- What is asked
Leaving out every picture, copy the lines of the data exactly, from the first through the line containing "80000, 90000, 100000];".

- Raw data
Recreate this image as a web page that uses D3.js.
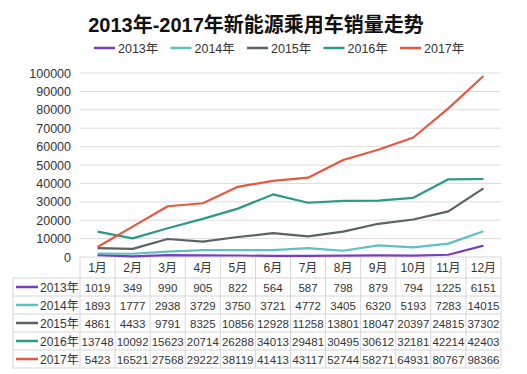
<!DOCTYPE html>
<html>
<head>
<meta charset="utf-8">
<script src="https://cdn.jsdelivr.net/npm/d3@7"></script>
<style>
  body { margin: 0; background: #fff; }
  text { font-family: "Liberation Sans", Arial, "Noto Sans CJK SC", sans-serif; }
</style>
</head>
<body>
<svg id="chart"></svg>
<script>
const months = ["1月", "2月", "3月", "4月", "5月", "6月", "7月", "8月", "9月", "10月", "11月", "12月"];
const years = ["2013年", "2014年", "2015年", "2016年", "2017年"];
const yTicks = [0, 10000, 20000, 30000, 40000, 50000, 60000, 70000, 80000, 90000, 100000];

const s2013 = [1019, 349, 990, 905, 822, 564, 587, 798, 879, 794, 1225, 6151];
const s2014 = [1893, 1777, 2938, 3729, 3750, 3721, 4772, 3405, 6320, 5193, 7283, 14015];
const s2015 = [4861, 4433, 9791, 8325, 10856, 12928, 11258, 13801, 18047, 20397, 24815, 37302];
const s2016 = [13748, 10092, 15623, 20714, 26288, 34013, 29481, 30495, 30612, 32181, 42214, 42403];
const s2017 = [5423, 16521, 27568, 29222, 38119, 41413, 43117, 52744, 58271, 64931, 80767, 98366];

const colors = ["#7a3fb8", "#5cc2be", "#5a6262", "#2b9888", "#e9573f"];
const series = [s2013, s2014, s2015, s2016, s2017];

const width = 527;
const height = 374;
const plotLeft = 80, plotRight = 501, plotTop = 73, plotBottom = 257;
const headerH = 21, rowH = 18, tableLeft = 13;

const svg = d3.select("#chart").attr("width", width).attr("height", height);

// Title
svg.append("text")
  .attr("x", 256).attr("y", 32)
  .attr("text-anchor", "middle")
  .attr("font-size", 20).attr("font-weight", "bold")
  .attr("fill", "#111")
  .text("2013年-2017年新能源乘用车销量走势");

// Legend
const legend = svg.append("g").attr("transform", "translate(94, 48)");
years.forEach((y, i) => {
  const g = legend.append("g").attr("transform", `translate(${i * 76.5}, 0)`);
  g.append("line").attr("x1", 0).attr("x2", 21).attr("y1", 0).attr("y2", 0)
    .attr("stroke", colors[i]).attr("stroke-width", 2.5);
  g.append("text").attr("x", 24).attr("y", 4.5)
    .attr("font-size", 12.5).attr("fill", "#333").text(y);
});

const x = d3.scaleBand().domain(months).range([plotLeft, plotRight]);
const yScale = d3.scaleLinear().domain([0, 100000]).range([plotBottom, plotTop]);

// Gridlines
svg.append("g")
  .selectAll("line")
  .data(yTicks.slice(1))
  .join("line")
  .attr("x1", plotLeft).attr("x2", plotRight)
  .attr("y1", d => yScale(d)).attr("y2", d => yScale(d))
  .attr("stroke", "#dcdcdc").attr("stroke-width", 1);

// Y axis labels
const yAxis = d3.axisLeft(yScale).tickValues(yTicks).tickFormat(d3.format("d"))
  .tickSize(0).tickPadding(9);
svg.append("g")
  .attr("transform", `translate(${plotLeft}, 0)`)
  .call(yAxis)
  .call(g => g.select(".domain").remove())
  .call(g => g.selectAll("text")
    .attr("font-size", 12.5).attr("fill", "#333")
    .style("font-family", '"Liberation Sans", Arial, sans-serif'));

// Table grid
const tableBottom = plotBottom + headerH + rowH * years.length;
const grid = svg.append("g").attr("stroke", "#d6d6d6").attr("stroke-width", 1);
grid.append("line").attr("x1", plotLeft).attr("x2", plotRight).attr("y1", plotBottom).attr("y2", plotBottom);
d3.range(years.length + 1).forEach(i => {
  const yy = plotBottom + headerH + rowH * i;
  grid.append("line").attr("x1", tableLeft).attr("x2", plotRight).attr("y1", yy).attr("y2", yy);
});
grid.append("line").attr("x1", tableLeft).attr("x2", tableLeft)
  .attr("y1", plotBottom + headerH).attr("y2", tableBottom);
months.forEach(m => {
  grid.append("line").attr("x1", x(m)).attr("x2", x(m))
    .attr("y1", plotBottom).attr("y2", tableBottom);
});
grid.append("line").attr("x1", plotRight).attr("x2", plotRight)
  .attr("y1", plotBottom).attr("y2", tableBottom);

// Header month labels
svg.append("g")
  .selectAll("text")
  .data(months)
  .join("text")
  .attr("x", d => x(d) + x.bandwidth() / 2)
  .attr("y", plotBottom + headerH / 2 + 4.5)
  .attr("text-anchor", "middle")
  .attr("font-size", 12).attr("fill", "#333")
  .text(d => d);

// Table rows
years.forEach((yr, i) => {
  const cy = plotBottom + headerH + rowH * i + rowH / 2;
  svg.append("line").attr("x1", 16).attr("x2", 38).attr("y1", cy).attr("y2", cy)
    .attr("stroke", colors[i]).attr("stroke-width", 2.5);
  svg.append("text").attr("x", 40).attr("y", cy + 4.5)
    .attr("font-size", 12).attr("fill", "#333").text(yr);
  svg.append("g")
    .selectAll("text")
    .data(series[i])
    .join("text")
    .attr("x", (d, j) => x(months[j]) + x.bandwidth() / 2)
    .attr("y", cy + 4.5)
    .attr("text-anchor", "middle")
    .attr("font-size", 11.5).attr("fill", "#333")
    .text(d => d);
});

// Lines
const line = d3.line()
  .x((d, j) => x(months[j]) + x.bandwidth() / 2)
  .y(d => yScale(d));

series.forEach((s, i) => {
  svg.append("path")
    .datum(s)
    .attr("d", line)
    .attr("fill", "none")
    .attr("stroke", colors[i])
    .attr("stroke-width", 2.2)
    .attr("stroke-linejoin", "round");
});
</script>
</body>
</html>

- Solution for this problem
Recreate this image as a web page that uses D3.js.
<!DOCTYPE html>
<html>
<head>
<meta charset="utf-8">
<script src="https://cdn.jsdelivr.net/npm/d3@7"></script>
<style>
  body { margin: 0; background: #fff; }
  text { font-family: "Liberation Sans", Arial, "Noto Sans CJK SC", sans-serif; }
</style>
</head>
<body>
<svg id="chart"></svg>
<script>
const months = ["1月", "2月", "3月", "4月", "5月", "6月", "7月", "8月", "9月", "10月", "11月", "12月"];
const years = ["2013年", "2014年", "2015年", "2016年", "2017年"];
const yTicks = [0, 10000, 20000, 30000, 40000, 50000, 60000, 70000, 80000, 90000, 100000];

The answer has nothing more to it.